**** Material for this task

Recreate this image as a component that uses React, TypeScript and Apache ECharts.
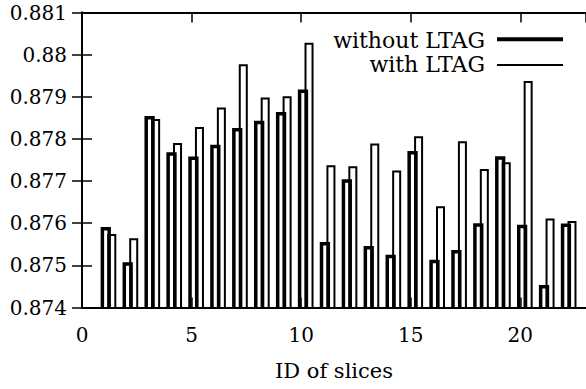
import React, { useEffect, useRef } from 'react';
import * as echarts from 'echarts';

// ---- data ----
const sliceIds = [1, 2, 3, 4, 5, 6, 7, 8, 9, 10, 11, 12, 13, 14, 15, 16, 17, 18, 19, 20, 21, 22];
const withoutLTAG = [
  0.87587, 0.87503, 0.8785, 0.87764, 0.87754, 0.87782, 0.87822, 0.87839, 0.8786, 0.87913, 0.87551,
  0.877, 0.87542, 0.87521, 0.87767, 0.87509, 0.87532, 0.87596, 0.87755, 0.87592, 0.87449, 0.87595,
];
const withLTAG = [
  0.87572, 0.87562, 0.87845, 0.87788, 0.87826, 0.87872, 0.87975, 0.87896, 0.87899, 0.88026, 0.87735,
  0.87733, 0.87787, 0.87723, 0.87804, 0.87638, 0.87792, 0.87726, 0.87742, 0.87935, 0.87609, 0.87603,
];
const seriesNames = ['without LTAG', 'with LTAG'];
const xTitle = 'ID of slices';
const xMin = 0;
const xMax = 23;
const xStep = 5;
const yMin = 0.874;
const yMax = 0.881;
const yStep = 0.001;

export default function App() {
  const ref = useRef<HTMLDivElement>(null);
  useEffect(() => {
    const chart = echarts.init(ref.current!, null, { renderer: 'svg' });
    const font = "'DejaVu Serif', 'Liberation Serif', serif";
    const makeBars = (name: string, values: number[], off0: number, off1: number, lw: number) => ({
      type: 'custom',
      name,
      clip: true,
      data: sliceIds.map((id, k) => [id, values[k]]),
      renderItem: (_params: any, api: any) => {
        const x = api.value(0) as number;
        const v = api.value(1) as number;
        const p0 = api.coord([x + off0, v]);
        const p1 = api.coord([x + off1, yMin - 0.0003]);
        return {
          type: 'rect',
          shape: { x: p0[0], y: p0[1], width: p1[0] - p0[0], height: p1[1] - p0[1] },
          style: { fill: 'none', stroke: '#000', lineWidth: lw },
        };
      },
    });
    const axisLine = { show: true, lineStyle: { color: '#000', width: 2 } };
    const axisTick = { show: true, inside: true, length: 10, lineStyle: { color: '#000', width: 1.5 } };
    chart.setOption({
      animation: false,
      backgroundColor: '#fff',
      grid: { left: 82, top: 12.5, right: -3.35, bottom: 81.5, containLabel: false },
      xAxis: [
        {
          type: 'value',
          min: xMin,
          max: xMax,
          interval: xStep,
          position: 'bottom',
          axisLine,
          axisTick,
          splitLine: { show: false },
          axisLabel: { color: '#000', fontFamily: font, fontSize: 20, margin: 17, showMaxLabel: false },
          name: xTitle,
          nameLocation: 'middle',
          nameGap: 53,
          nameTextStyle: { color: '#000', fontFamily: font, fontSize: 21 },
        },
        {
          type: 'value',
          min: xMin,
          max: xMax,
          interval: xStep,
          position: 'top',
          axisLine,
          axisTick,
          splitLine: { show: false },
          axisLabel: { show: false },
        },
      ],
      yAxis: [
        {
          type: 'value',
          min: yMin,
          max: yMax,
          interval: yStep,
          position: 'left',
          axisLine,
          axisTick,
          splitLine: { show: false },
          axisLabel: { color: '#000', fontFamily: font, fontSize: 20, margin: 15, padding: [7, 0, 0, 0] },
        },
        {
          type: 'value',
          min: yMin,
          max: yMax,
          interval: yStep,
          position: 'right',
          axisLine,
          axisTick,
          splitLine: { show: false },
          axisLabel: { show: false },
        },
      ],
      series: [
        makeBars(seriesNames[0], withoutLTAG, -0.07, 0.24, 3.5),
        makeBars(seriesNames[1], withLTAG, 0.2, 0.52, 2),
      ],
      graphic: [
        {
          type: 'text',
          x: 485,
          y: 40,
          style: { text: seriesNames[0], fill: '#000', font: `22px ${font}`, textAlign: 'right', textVerticalAlign: 'middle' },
        },
        { type: 'line', shape: { x1: 497, y1: 39.3, x2: 563, y2: 39.3 }, style: { stroke: '#000', lineWidth: 4 } },
        {
          type: 'text',
          x: 485,
          y: 64,
          style: { text: seriesNames[1], fill: '#000', font: `22px ${font}`, textAlign: 'right', textVerticalAlign: 'middle' },
        },
        { type: 'line', shape: { x1: 497, y1: 65, x2: 563, y2: 65 }, style: { stroke: '#000', lineWidth: 2 } },
      ],
    });
    return () => chart.dispose();
  }, []);
  return <div ref={ref} style={{ position: 'absolute', left: 0, top: 0, width: 586, height: 389 }} />;
}
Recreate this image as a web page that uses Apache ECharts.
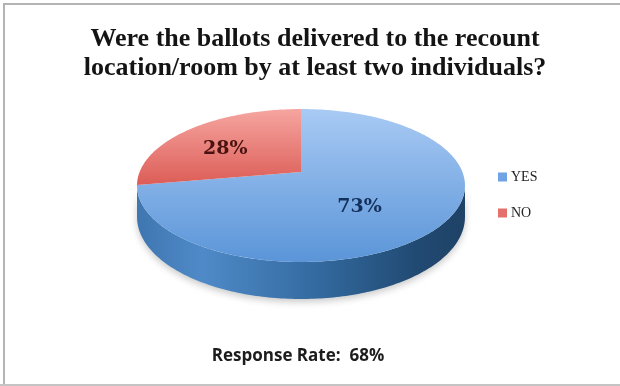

********

## Short exercise
Give again exactly the lines running from the beginning of the material above through the line that contains "const yStep = 0.001;", and leave out every picture.

## Full response
Recreate this image as a component that uses React, TypeScript and Apache ECharts.
import React, { useEffect, useRef } from 'react';
import * as echarts from 'echarts';

// ---- data ----
const sliceIds = [1, 2, 3, 4, 5, 6, 7, 8, 9, 10, 11, 12, 13, 14, 15, 16, 17, 18, 19, 20, 21, 22];
const withoutLTAG = [
  0.87587, 0.87503, 0.8785, 0.87764, 0.87754, 0.87782, 0.87822, 0.87839, 0.8786, 0.87913, 0.87551,
  0.877, 0.87542, 0.87521, 0.87767, 0.87509, 0.87532, 0.87596, 0.87755, 0.87592, 0.87449, 0.87595,
];
const withLTAG = [
  0.87572, 0.87562, 0.87845, 0.87788, 0.87826, 0.87872, 0.87975, 0.87896, 0.87899, 0.88026, 0.87735,
  0.87733, 0.87787, 0.87723, 0.87804, 0.87638, 0.87792, 0.87726, 0.87742, 0.87935, 0.87609, 0.87603,
];
const seriesNames = ['without LTAG', 'with LTAG'];
const xTitle = 'ID of slices';
const xMin = 0;
const xMax = 23;
const xStep = 5;
const yMin = 0.874;
const yMax = 0.881;
const yStep = 0.001;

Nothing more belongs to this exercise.